# START OF PROVIDED MATERIAL

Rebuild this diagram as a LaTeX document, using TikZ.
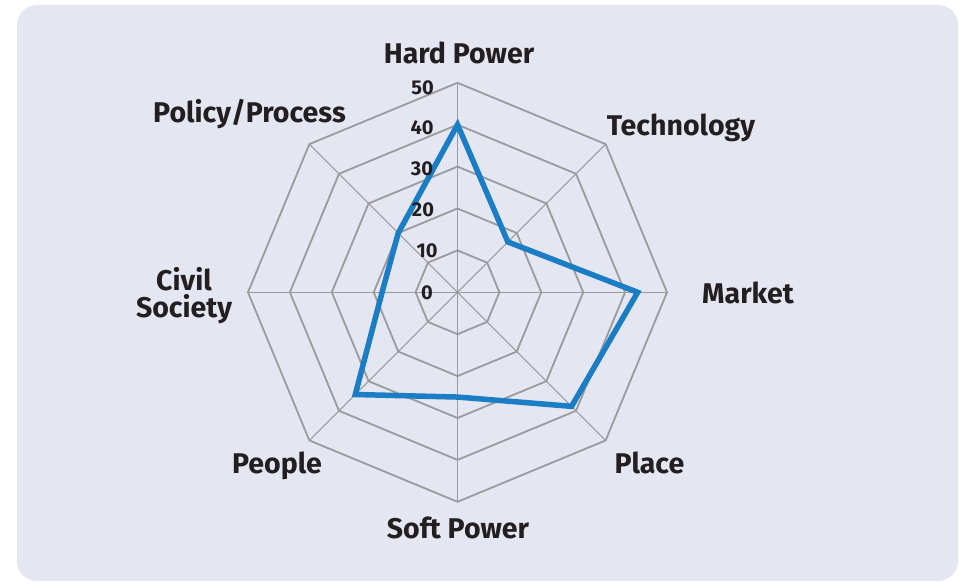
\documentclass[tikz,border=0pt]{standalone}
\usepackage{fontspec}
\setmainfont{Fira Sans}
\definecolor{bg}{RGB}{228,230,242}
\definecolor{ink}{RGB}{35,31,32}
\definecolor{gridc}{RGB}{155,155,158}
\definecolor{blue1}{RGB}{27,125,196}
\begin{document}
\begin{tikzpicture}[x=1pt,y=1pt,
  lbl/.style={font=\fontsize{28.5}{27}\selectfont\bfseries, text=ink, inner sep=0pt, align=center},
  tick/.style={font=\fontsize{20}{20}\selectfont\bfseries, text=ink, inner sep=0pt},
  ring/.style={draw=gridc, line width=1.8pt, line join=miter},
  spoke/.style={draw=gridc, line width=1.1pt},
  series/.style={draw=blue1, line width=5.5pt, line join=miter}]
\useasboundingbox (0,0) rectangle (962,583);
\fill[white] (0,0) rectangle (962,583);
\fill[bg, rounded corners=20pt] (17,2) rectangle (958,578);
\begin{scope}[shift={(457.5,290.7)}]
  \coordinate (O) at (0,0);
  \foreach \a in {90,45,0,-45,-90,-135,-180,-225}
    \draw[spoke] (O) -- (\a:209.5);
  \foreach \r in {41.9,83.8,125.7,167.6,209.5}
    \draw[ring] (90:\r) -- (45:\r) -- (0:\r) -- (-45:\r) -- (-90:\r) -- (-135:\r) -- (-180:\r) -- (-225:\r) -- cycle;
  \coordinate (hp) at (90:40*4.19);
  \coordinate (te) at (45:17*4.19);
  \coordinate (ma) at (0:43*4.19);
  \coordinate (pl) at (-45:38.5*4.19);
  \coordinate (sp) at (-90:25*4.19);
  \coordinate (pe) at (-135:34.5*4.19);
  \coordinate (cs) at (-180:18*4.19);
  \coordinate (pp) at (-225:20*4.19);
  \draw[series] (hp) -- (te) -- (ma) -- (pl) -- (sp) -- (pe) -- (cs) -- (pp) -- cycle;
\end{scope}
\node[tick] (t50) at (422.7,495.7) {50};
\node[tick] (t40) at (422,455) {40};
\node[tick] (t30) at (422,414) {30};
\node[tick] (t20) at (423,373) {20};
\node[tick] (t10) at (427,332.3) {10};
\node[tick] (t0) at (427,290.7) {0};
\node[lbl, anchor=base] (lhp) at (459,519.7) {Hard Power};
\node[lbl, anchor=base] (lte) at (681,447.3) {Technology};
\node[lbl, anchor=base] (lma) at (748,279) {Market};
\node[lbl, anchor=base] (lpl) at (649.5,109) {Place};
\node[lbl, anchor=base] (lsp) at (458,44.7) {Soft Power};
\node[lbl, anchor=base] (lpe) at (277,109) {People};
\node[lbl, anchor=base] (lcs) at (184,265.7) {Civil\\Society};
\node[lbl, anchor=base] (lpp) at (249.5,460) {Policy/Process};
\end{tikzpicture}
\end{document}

# END OF PROVIDED MATERIAL

• **EXERCISE DIRECTIONS**:
Would you set down the listing exactly, omitting pictures?

• **SOLVED PROBLEM**:
Rebuild this diagram as a LaTeX document, using TikZ.
\documentclass[tikz,border=0pt]{standalone}
\usepackage{fontspec}
\setmainfont{Fira Sans}
\definecolor{bg}{RGB}{228,230,242}
\definecolor{ink}{RGB}{35,31,32}
\definecolor{gridc}{RGB}{155,155,158}
\definecolor{blue1}{RGB}{27,125,196}
\begin{document}
\begin{tikzpicture}[x=1pt,y=1pt,
  lbl/.style={font=\fontsize{28.5}{27}\selectfont\bfseries, text=ink, inner sep=0pt, align=center},
  tick/.style={font=\fontsize{20}{20}\selectfont\bfseries, text=ink, inner sep=0pt},
  ring/.style={draw=gridc, line width=1.8pt, line join=miter},
  spoke/.style={draw=gridc, line width=1.1pt},
  series/.style={draw=blue1, line width=5.5pt, line join=miter}]
\useasboundingbox (0,0) rectangle (962,583);
\fill[white] (0,0) rectangle (962,583);
\fill[bg, rounded corners=20pt] (17,2) rectangle (958,578);
\begin{scope}[shift={(457.5,290.7)}]
  \coordinate (O) at (0,0);
  \foreach \a in {90,45,0,-45,-90,-135,-180,-225}
    \draw[spoke] (O) -- (\a:209.5);
  \foreach \r in {41.9,83.8,125.7,167.6,209.5}
    \draw[ring] (90:\r) -- (45:\r) -- (0:\r) -- (-45:\r) -- (-90:\r) -- (-135:\r) -- (-180:\r) -- (-225:\r) -- cycle;
  \coordinate (hp) at (90:40*4.19);
  \coordinate (te) at (45:17*4.19);
  \coordinate (ma) at (0:43*4.19);
  \coordinate (pl) at (-45:38.5*4.19);
  \coordinate (sp) at (-90:25*4.19);
  \coordinate (pe) at (-135:34.5*4.19);
  \coordinate (cs) at (-180:18*4.19);
  \coordinate (pp) at (-225:20*4.19);
  \draw[series] (hp) -- (te) -- (ma) -- (pl) -- (sp) -- (pe) -- (cs) -- (pp) -- cycle;
\end{scope}
\node[tick] (t50) at (422.7,495.7) {50};
\node[tick] (t40) at (422,455) {40};
\node[tick] (t30) at (422,414) {30};
\node[tick] (t20) at (423,373) {20};
\node[tick] (t10) at (427,332.3) {10};
\node[tick] (t0) at (427,290.7) {0};
\node[lbl, anchor=base] (lhp) at (459,519.7) {Hard Power};
\node[lbl, anchor=base] (lte) at (681,447.3) {Technology};
\node[lbl, anchor=base] (lma) at (748,279) {Market};
\node[lbl, anchor=base] (lpl) at (649.5,109) {Place};
\node[lbl, anchor=base] (lsp) at (458,44.7) {Soft Power};
\node[lbl, anchor=base] (lpe) at (277,109) {People};
\node[lbl, anchor=base] (lcs) at (184,265.7) {Civil\\Society};
\node[lbl, anchor=base] (lpp) at (249.5,460) {Policy/Process};
\end{tikzpicture}
\end{document}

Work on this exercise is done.